To return to the body, traditional spiritual practices have also offered bodily models that are resonant with queer ideals of fluidity. As Yoruba queer thinkers like Ayodele Olofintuade have shown, the essence of Yoruba deities and the practice of worship in Isese practice, prioritize existence over categorizable bodily form. What this means is that this spiritual practice pays less attention to fixed gender identities than we are trained to in the world today. Olofintuade highlights how the different deities combine what are considered today to be masculine and feminine energies and styles in one body (consider for instance, how a deity like Ogun, who is known to be a male god, wears a skirt made of palm fronds). The very bodily indeterminacy in these practices invites forms of spiritual participation that are not tied to the rigidly gendered categorizations that have become so pervasive in our world today.
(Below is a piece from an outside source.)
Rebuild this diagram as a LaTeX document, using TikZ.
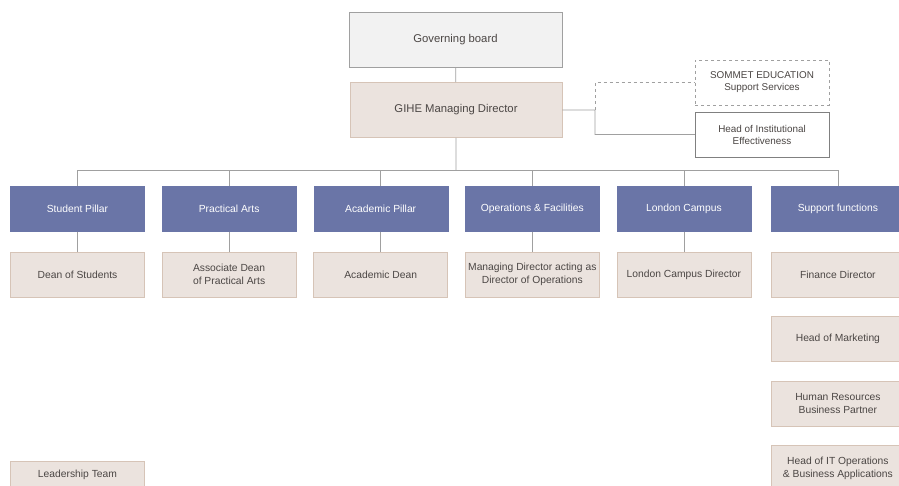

Implicit in the argument that queerness is un-African is that culture is static, and African culture is an immutable monolith.
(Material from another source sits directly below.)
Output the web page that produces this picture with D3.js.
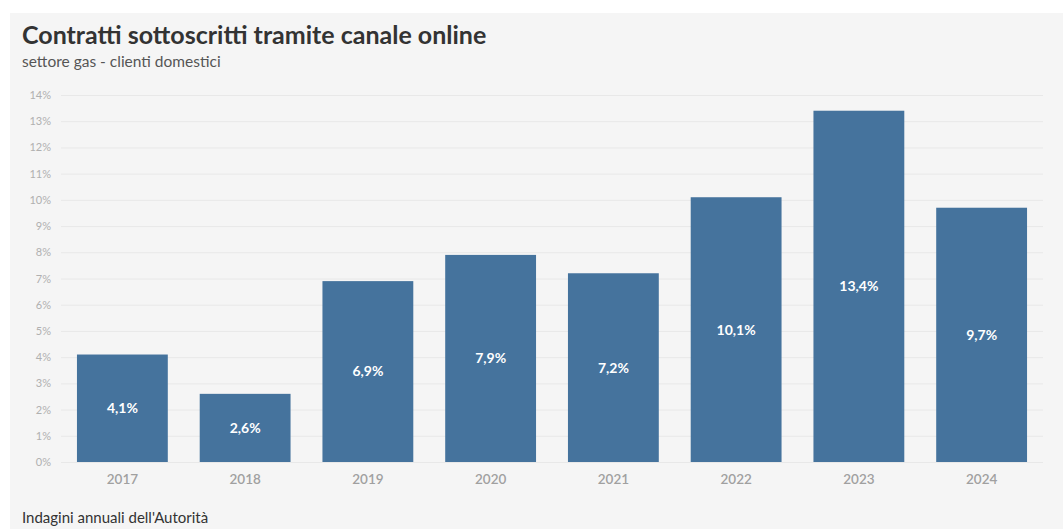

While the examples above show that culture (defined as an African traditional past) is rife with examples that are in tune with queer presenting life, pointing them out is not the only way to respond to the queerness-as-anathema-to-culture claim. Implicit in the argument that queerness is un-African is that culture is static, and African culture is an immutable monolith. Thus, perhaps a more pertinent response is, what really is culture?
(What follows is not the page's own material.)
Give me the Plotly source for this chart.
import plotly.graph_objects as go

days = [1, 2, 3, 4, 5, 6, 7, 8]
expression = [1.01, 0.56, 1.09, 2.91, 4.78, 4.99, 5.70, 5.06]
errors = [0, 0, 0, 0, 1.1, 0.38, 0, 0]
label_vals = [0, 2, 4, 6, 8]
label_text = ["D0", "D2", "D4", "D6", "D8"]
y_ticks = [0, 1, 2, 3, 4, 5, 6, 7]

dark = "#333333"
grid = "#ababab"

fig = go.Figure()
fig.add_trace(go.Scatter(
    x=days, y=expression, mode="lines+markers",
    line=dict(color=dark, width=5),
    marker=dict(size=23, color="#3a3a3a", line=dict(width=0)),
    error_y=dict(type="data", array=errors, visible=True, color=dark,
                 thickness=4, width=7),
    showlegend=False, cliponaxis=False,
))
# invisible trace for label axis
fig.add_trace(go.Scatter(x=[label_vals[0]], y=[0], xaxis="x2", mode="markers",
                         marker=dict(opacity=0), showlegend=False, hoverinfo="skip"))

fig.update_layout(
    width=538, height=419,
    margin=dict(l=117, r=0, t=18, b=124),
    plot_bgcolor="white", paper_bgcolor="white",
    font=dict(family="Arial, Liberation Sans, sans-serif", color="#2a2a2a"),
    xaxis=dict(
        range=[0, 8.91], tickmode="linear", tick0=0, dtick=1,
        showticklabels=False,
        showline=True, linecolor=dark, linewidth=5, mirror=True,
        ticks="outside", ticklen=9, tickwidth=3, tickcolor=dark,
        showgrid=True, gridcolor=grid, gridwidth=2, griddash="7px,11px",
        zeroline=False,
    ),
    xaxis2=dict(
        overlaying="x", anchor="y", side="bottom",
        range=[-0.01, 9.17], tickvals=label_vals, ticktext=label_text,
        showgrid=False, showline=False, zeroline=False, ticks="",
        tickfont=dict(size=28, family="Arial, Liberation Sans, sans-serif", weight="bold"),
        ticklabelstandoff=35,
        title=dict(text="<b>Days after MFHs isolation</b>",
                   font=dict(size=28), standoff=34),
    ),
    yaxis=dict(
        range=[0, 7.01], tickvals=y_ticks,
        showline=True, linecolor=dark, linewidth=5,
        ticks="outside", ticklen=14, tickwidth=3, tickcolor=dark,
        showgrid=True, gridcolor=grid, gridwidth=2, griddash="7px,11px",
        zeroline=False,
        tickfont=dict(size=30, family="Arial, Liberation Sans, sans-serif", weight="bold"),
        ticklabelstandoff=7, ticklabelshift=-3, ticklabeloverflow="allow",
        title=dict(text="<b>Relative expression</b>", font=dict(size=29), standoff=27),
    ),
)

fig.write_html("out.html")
Unlike these anti-queer ideologies suggest, there is no sanctimonious undiluted African cultural past that exists in some isolated bubble away from the everyday struggles of the people. African leaders, hands muddied in the excesses of compromise, know this too well as evidenced by their grabs for capital and advancement by Western values in an increasingly globalized world. Their fictions of a monolithic African culture are only distractions from the real and ongoing global transformations, they are not only participating in but actively profiteering from. The cultural concept is not a useless one, but for it to matter in a way that truly accounts for African, and indeed human diversities in the present, it must be re-calibrated from such rigid illustrations of a pristine African past. In the chapter on national culture in his classic work, Wretched of the Earth, Fanon long commented on the pursuit of culture thus: “it is not enough to try to get back to the people in that past out of which they have already emerged; rather we must join them in that fluctuating movement which they are just giving a shape… it is to this zone of occult instability where the people dwell that we must come.”
As the culture wars rage today in relation to sexuality, we needn’t even rush to exhume stories and speculations of the past to present evidence of queer life. Rather, the more urgent task is to insist on highlighting the struggles of everyday Africans in all their differences and including queer Africans who are an important part of the societal fabric. What is culture, you ask me? It is in the spiritualities of the queer people who have found a home in Isese practice, the skating sessions of the young queer women at Dencity rolling on skateboards and embodying a critique of the cis-gendered male bias of public spaces in Lagos, the raving of electronic dance music (EDM) lovers and nightcrawlers, the drag shows of the area mamas in congested and neglected neighborhoods. Vibrant, ongoing, contested – that is our culture.